In the CODA, Tom Arnold steps out of his role as Arnie to speak with Michael Fishman aboard the spaceship that has kidnapped Arnie. Tom asks Michael if he has seen his new show The Jackie Thomas Show.
Roseanne lifts a phone from under the counter at the "lunch box" to make a phone call. You can clearly see there is no cord plugged in.
Roseanne: (to Dan) Get me a beer. And when I'm done I'll let you crush the can.
Roseanne: See that sticker over there on the door? "This premises protected by the Lantron Security Alarm Systems."
Dan: Where'd you get that?
Roseanne: I stoled it.
Roseanne: Darlene, take this and get some napkins.
Darlene: I can't buy napkins with 50 cents.
Roseanne: Sure you can, you go to that chicken joint and order a soda, and then steal all their napkins.
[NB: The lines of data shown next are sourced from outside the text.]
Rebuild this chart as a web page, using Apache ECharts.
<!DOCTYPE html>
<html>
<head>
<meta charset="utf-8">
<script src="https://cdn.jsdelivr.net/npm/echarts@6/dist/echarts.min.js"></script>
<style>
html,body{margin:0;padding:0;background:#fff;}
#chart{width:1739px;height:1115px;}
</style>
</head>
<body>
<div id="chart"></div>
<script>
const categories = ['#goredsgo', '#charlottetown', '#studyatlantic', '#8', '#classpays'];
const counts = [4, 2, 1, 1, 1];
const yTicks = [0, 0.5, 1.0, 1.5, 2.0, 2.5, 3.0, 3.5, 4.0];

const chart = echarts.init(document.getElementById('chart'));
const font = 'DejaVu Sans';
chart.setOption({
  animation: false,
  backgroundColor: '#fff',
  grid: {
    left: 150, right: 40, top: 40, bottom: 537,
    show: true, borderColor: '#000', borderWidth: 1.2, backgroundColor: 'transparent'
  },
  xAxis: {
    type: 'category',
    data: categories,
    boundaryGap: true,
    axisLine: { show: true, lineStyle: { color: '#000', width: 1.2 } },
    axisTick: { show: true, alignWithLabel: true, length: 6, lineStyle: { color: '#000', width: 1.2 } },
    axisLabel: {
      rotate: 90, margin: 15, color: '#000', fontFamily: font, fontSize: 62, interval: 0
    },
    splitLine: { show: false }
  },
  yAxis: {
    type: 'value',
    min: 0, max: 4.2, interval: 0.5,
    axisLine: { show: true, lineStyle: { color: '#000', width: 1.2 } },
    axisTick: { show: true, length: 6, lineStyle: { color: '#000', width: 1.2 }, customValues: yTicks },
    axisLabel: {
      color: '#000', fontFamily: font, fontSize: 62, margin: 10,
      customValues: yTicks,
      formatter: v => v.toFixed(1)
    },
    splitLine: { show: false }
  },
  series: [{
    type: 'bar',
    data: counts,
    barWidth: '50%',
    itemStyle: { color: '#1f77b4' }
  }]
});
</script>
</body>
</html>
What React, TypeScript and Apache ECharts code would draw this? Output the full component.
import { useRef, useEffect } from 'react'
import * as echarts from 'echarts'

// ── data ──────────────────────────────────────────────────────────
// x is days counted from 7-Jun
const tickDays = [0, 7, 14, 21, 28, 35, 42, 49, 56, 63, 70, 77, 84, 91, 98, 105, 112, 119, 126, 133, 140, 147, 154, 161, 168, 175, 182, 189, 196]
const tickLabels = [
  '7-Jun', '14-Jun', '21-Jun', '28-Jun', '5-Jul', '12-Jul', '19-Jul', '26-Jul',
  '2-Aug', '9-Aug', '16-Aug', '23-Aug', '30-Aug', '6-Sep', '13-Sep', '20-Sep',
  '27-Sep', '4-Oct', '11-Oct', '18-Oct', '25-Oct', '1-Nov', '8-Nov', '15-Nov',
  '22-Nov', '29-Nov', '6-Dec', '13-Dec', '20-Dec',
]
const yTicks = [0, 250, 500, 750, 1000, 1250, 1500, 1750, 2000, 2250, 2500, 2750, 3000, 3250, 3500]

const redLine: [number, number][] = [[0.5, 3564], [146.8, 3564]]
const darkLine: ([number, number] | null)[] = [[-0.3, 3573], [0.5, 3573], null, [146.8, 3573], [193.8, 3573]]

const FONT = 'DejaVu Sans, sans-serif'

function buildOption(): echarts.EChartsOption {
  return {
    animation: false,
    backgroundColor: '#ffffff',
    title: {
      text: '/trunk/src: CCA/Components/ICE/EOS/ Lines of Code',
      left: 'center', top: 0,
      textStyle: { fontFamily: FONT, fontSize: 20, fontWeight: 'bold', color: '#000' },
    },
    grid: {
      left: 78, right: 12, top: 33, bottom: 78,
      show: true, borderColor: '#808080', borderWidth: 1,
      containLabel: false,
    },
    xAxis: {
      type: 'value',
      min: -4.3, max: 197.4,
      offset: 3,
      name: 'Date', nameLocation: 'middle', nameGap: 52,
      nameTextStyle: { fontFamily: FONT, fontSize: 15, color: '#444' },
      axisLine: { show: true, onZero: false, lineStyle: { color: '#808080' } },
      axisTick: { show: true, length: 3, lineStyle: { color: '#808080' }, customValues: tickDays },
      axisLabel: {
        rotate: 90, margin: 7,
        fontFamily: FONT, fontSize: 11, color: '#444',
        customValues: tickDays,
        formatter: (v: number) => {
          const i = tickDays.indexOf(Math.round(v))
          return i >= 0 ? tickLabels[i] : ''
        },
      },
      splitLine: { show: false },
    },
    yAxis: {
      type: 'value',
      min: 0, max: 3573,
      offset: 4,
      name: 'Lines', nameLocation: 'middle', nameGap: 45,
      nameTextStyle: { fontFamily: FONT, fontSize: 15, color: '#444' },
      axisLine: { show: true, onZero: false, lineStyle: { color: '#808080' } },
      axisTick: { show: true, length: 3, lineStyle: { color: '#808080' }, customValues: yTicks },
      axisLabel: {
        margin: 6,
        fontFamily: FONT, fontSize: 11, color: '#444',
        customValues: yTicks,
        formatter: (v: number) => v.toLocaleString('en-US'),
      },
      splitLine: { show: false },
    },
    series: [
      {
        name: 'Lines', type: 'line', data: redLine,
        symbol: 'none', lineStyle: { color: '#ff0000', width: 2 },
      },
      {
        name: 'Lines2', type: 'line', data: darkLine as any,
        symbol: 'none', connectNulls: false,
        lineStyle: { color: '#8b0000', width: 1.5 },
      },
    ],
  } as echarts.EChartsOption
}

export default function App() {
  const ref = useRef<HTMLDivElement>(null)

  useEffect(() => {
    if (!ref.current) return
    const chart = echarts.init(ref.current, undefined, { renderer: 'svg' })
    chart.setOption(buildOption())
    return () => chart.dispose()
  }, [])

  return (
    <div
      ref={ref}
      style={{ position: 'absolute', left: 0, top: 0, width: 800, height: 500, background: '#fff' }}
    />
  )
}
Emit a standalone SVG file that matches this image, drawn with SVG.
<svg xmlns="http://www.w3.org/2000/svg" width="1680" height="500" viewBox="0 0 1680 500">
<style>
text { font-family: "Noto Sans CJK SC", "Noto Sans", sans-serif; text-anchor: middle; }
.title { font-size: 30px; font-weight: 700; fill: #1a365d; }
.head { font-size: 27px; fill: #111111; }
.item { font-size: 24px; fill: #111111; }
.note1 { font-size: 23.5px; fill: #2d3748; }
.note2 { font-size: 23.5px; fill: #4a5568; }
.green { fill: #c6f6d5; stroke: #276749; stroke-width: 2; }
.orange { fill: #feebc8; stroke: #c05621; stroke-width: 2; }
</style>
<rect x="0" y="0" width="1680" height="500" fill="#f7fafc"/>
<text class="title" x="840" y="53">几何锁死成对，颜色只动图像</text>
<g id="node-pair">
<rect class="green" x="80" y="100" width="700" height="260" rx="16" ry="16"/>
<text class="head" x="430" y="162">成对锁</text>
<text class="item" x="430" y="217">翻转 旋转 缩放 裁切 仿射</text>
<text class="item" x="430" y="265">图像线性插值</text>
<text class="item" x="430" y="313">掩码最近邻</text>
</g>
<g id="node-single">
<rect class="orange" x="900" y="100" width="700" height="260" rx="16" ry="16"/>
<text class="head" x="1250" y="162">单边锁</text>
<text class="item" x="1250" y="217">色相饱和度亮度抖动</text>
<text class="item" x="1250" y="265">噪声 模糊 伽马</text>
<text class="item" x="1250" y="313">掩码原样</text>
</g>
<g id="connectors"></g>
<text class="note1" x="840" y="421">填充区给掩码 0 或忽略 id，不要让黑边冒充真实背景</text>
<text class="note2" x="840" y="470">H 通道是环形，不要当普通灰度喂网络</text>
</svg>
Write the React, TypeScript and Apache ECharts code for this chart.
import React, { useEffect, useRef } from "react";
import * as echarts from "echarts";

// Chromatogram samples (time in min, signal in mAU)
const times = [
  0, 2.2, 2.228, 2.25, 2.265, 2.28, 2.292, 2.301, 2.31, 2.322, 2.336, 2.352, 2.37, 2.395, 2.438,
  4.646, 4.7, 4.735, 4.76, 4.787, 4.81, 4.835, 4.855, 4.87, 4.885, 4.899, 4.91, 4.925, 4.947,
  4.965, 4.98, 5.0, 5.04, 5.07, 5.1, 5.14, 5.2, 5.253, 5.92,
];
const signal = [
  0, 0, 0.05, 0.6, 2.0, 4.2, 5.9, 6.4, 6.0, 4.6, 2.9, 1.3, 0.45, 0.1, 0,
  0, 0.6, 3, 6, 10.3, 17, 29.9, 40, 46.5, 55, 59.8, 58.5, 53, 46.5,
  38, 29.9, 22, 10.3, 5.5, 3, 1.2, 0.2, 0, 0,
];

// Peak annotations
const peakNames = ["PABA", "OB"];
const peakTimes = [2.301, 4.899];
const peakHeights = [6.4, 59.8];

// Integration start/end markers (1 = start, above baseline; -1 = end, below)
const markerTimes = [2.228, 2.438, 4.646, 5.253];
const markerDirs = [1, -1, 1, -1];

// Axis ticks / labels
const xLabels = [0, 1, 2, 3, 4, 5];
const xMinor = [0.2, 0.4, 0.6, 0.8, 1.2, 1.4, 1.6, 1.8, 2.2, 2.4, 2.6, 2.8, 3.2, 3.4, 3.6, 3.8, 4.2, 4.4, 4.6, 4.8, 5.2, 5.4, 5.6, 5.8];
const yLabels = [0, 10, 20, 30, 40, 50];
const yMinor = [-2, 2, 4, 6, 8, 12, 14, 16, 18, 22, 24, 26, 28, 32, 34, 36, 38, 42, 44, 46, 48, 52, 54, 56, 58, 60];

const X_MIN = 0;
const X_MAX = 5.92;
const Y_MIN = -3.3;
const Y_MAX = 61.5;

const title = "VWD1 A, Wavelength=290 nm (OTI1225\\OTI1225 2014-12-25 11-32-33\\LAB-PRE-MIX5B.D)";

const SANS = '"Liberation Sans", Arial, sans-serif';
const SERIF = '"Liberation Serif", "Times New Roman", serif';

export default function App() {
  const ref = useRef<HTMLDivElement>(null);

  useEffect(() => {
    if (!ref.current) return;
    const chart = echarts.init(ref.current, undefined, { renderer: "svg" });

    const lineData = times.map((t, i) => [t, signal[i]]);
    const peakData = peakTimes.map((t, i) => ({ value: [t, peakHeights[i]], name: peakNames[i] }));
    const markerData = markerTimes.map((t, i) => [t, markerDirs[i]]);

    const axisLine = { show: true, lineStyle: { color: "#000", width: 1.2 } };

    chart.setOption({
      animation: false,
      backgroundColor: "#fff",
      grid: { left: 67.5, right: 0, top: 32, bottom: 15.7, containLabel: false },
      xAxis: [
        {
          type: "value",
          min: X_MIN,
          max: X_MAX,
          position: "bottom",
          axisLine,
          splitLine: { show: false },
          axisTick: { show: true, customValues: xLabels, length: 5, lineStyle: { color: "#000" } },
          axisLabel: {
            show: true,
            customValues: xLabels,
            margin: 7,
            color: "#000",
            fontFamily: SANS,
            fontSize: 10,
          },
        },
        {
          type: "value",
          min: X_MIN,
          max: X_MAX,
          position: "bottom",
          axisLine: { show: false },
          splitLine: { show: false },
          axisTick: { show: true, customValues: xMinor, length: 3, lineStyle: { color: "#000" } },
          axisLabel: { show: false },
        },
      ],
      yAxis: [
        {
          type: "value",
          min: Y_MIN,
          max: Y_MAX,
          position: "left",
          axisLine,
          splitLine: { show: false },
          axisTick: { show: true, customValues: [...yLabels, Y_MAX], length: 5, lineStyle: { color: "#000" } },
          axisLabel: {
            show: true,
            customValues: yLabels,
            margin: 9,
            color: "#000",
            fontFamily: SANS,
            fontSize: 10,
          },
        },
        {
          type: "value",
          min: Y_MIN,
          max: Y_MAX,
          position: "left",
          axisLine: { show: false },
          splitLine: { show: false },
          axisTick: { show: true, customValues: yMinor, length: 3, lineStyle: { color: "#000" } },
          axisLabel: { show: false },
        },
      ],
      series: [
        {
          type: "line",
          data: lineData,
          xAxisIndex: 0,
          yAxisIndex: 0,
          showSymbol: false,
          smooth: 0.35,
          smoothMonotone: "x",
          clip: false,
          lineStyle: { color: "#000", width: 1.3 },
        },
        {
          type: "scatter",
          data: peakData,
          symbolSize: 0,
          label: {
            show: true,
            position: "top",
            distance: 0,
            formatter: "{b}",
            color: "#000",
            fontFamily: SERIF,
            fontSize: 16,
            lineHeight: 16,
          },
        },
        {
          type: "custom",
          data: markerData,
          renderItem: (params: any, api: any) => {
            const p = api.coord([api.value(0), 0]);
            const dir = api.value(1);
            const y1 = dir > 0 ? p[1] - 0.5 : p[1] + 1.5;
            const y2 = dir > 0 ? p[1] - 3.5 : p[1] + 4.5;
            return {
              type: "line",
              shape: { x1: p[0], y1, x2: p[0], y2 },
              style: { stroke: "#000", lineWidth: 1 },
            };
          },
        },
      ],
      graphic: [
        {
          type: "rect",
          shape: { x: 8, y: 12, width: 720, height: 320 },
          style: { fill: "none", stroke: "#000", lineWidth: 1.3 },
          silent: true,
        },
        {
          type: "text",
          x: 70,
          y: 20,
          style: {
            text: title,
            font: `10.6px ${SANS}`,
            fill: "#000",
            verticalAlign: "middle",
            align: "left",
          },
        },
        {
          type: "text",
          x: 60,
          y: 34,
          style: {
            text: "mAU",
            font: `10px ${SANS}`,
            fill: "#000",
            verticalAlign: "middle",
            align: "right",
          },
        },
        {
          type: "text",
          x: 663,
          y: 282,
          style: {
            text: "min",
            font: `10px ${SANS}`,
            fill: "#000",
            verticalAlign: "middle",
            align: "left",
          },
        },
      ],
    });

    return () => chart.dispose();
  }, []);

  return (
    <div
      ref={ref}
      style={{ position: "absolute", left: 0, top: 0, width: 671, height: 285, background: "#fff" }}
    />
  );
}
Darlene: Anything else I can get you? Spoons, forks, a chair?
Roseanne: Well, Arnie, a lot of things have changed in this town since you left.
Arnie: Oh yeah, like what?
Roseanne: Well, Nancy is a lesbian, and we have a new lenscrafters.
Dan: Woah, woah, ...come again?
Roseanne: That's right Dan, contact lenses and glasses in less than an hour!
Dan: Have you considered getting a gun for the diner?
Roseanne: Oh, there's a great idea. A loaded gun in the same room as my mother and my sister. What if they miss eachother and kill a customer?
Dan: Then they'll have to reload.
(Watching a karate instructor break boards with his head)
Roseanne: God, buy a saw.
Karate Instructor: With a mouth like that, you need self defense.
Roseanne: Normally I'd get offended at that, but I'd hate for the last thing I ever see to be his forehead coming at me.
The episode title is an allusion to the popular Tammy Wynette oldie Stand by your Man.